* _Problem requirements_
Print exactly the lines that run from the line containing "Convert this diagram to TikZ code." to the line containing "(0,0) rectangle (1115,789);", both included, and nothing else; pictures stay out.

* _Rows from a dataset of charts and code_
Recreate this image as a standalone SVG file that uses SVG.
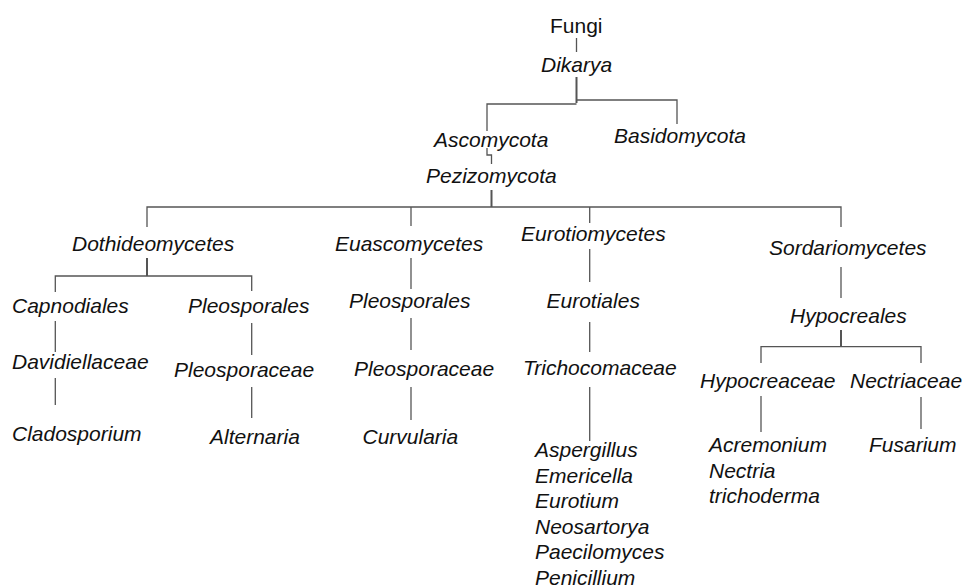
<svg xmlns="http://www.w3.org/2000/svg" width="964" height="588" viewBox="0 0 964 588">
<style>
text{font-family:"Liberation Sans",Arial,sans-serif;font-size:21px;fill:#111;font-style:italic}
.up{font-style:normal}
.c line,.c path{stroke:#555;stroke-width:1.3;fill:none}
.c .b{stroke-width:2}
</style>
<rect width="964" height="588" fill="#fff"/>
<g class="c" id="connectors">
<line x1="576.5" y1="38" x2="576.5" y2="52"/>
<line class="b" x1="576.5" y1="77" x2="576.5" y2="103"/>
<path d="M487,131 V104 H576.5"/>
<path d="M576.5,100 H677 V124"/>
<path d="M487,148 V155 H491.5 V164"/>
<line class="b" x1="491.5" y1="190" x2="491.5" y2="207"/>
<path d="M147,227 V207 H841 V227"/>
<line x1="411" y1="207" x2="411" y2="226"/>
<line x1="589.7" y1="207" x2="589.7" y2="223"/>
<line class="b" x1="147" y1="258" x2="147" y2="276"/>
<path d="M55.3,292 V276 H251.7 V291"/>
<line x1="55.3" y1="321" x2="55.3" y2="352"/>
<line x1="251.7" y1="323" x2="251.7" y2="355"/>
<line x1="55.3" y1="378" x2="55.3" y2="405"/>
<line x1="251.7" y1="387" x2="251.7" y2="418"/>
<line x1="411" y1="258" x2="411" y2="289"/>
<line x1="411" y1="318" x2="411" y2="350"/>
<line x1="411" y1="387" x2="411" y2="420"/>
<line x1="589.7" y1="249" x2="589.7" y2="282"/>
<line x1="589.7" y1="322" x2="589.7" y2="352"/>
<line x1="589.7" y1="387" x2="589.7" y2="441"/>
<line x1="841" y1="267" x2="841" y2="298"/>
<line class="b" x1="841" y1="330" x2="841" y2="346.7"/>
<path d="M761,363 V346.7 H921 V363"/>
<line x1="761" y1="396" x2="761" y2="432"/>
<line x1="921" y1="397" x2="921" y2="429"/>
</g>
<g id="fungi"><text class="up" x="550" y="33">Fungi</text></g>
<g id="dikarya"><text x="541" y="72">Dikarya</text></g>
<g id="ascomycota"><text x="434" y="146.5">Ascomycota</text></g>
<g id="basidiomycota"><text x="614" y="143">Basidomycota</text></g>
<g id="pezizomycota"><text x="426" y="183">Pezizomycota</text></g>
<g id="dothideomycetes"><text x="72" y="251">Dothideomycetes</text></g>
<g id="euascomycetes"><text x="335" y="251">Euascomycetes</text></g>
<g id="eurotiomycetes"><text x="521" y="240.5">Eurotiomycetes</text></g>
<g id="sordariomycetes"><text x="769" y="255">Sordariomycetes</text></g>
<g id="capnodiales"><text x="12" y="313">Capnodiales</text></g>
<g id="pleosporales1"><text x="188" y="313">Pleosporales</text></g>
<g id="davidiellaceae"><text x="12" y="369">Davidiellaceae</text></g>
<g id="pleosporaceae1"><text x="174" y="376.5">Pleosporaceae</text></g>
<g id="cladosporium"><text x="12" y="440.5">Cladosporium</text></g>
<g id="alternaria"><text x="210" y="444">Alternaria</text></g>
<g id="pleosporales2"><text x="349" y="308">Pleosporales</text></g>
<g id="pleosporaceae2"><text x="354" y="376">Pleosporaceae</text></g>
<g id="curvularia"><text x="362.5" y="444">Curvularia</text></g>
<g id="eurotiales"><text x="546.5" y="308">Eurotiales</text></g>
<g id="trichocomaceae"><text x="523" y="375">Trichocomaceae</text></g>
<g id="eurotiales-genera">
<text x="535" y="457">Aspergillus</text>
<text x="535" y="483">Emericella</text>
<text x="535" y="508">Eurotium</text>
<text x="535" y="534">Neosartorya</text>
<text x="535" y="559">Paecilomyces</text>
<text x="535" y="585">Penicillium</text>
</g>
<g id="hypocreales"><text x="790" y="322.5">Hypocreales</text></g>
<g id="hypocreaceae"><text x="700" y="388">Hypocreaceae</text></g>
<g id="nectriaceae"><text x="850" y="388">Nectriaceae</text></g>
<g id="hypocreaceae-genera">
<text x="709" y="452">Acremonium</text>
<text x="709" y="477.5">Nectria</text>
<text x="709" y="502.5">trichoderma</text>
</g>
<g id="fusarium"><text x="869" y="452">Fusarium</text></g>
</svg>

...

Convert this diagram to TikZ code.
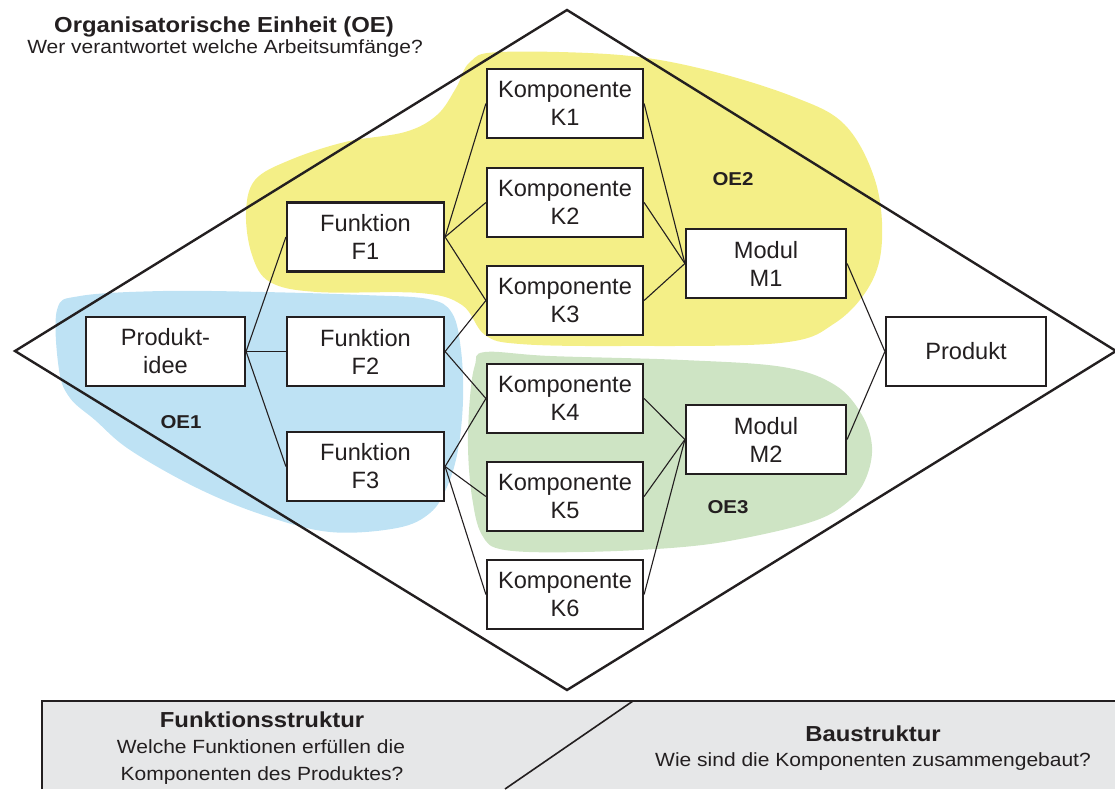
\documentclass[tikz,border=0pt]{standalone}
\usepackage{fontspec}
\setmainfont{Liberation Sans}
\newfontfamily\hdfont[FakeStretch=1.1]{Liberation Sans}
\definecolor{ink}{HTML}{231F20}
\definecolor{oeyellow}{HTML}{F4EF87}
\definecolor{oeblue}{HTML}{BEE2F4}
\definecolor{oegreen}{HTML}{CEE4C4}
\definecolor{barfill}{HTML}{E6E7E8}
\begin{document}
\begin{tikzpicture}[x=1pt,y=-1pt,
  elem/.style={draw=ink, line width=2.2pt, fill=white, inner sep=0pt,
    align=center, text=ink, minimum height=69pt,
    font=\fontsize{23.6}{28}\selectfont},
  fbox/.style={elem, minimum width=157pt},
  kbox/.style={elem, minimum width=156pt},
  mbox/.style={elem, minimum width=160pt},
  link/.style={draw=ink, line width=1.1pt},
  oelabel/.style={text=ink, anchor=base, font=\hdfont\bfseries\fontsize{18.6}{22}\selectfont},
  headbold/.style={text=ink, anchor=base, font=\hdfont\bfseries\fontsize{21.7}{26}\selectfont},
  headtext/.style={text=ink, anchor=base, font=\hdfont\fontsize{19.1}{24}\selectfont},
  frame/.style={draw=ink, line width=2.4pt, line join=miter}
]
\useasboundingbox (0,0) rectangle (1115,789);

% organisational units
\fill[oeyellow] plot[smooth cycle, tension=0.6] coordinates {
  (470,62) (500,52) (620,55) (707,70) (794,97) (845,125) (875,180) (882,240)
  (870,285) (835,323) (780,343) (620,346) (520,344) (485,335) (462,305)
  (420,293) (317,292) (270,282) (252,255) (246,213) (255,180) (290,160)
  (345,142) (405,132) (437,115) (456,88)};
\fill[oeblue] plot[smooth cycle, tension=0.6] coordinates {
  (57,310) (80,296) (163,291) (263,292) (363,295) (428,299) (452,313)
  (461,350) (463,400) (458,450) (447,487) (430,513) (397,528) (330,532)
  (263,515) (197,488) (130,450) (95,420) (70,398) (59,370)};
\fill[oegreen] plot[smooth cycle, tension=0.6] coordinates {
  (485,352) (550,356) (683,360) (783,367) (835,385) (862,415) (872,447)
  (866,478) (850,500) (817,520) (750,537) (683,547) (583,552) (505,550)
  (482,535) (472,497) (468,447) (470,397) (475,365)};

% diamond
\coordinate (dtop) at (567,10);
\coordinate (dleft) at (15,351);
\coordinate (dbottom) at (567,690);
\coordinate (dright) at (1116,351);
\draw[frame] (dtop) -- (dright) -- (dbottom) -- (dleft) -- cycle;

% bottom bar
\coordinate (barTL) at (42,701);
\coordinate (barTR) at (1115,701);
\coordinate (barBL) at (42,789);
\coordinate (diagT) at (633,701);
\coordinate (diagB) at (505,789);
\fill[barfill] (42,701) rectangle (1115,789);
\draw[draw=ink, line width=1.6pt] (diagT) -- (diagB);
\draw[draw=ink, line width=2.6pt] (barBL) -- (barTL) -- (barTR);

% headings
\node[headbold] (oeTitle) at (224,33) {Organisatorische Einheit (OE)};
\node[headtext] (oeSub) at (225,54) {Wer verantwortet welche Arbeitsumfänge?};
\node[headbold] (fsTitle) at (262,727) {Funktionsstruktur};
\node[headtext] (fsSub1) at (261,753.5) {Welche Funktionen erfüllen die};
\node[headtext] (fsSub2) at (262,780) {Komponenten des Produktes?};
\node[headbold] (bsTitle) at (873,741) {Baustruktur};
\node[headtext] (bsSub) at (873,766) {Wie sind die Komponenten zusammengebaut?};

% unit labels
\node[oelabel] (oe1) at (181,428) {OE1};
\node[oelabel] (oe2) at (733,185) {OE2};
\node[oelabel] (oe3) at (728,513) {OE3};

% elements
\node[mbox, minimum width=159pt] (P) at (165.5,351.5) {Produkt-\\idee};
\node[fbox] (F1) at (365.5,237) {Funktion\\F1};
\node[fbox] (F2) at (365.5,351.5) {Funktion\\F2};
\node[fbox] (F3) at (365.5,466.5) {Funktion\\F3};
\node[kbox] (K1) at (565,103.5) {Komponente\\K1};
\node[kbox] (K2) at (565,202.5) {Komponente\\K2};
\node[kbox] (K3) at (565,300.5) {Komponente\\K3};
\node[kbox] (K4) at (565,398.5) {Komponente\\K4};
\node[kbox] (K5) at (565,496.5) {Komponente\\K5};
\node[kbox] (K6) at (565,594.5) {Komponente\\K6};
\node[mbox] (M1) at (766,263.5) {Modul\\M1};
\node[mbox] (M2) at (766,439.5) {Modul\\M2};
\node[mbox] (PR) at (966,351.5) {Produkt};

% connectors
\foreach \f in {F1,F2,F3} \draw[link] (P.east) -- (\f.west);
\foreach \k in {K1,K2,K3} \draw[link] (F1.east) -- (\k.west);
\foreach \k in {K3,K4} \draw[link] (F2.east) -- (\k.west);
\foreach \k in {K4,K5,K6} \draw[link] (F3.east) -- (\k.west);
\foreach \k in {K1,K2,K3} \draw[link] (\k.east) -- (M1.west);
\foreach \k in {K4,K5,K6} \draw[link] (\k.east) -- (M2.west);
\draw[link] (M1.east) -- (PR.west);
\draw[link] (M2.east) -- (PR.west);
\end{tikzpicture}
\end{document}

* _Written answer_
Convert this diagram to TikZ code.
\documentclass[tikz,border=0pt]{standalone}
\usepackage{fontspec}
\setmainfont{Liberation Sans}
\newfontfamily\hdfont[FakeStretch=1.1]{Liberation Sans}
\definecolor{ink}{HTML}{231F20}
\definecolor{oeyellow}{HTML}{F4EF87}
\definecolor{oeblue}{HTML}{BEE2F4}
\definecolor{oegreen}{HTML}{CEE4C4}
\definecolor{barfill}{HTML}{E6E7E8}
\begin{document}
\begin{tikzpicture}[x=1pt,y=-1pt,
  elem/.style={draw=ink, line width=2.2pt, fill=white, inner sep=0pt,
    align=center, text=ink, minimum height=69pt,
    font=\fontsize{23.6}{28}\selectfont},
  fbox/.style={elem, minimum width=157pt},
  kbox/.style={elem, minimum width=156pt},
  mbox/.style={elem, minimum width=160pt},
  link/.style={draw=ink, line width=1.1pt},
  oelabel/.style={text=ink, anchor=base, font=\hdfont\bfseries\fontsize{18.6}{22}\selectfont},
  headbold/.style={text=ink, anchor=base, font=\hdfont\bfseries\fontsize{21.7}{26}\selectfont},
  headtext/.style={text=ink, anchor=base, font=\hdfont\fontsize{19.1}{24}\selectfont},
  frame/.style={draw=ink, line width=2.4pt, line join=miter}
]
\useasboundingbox (0,0) rectangle (1115,789);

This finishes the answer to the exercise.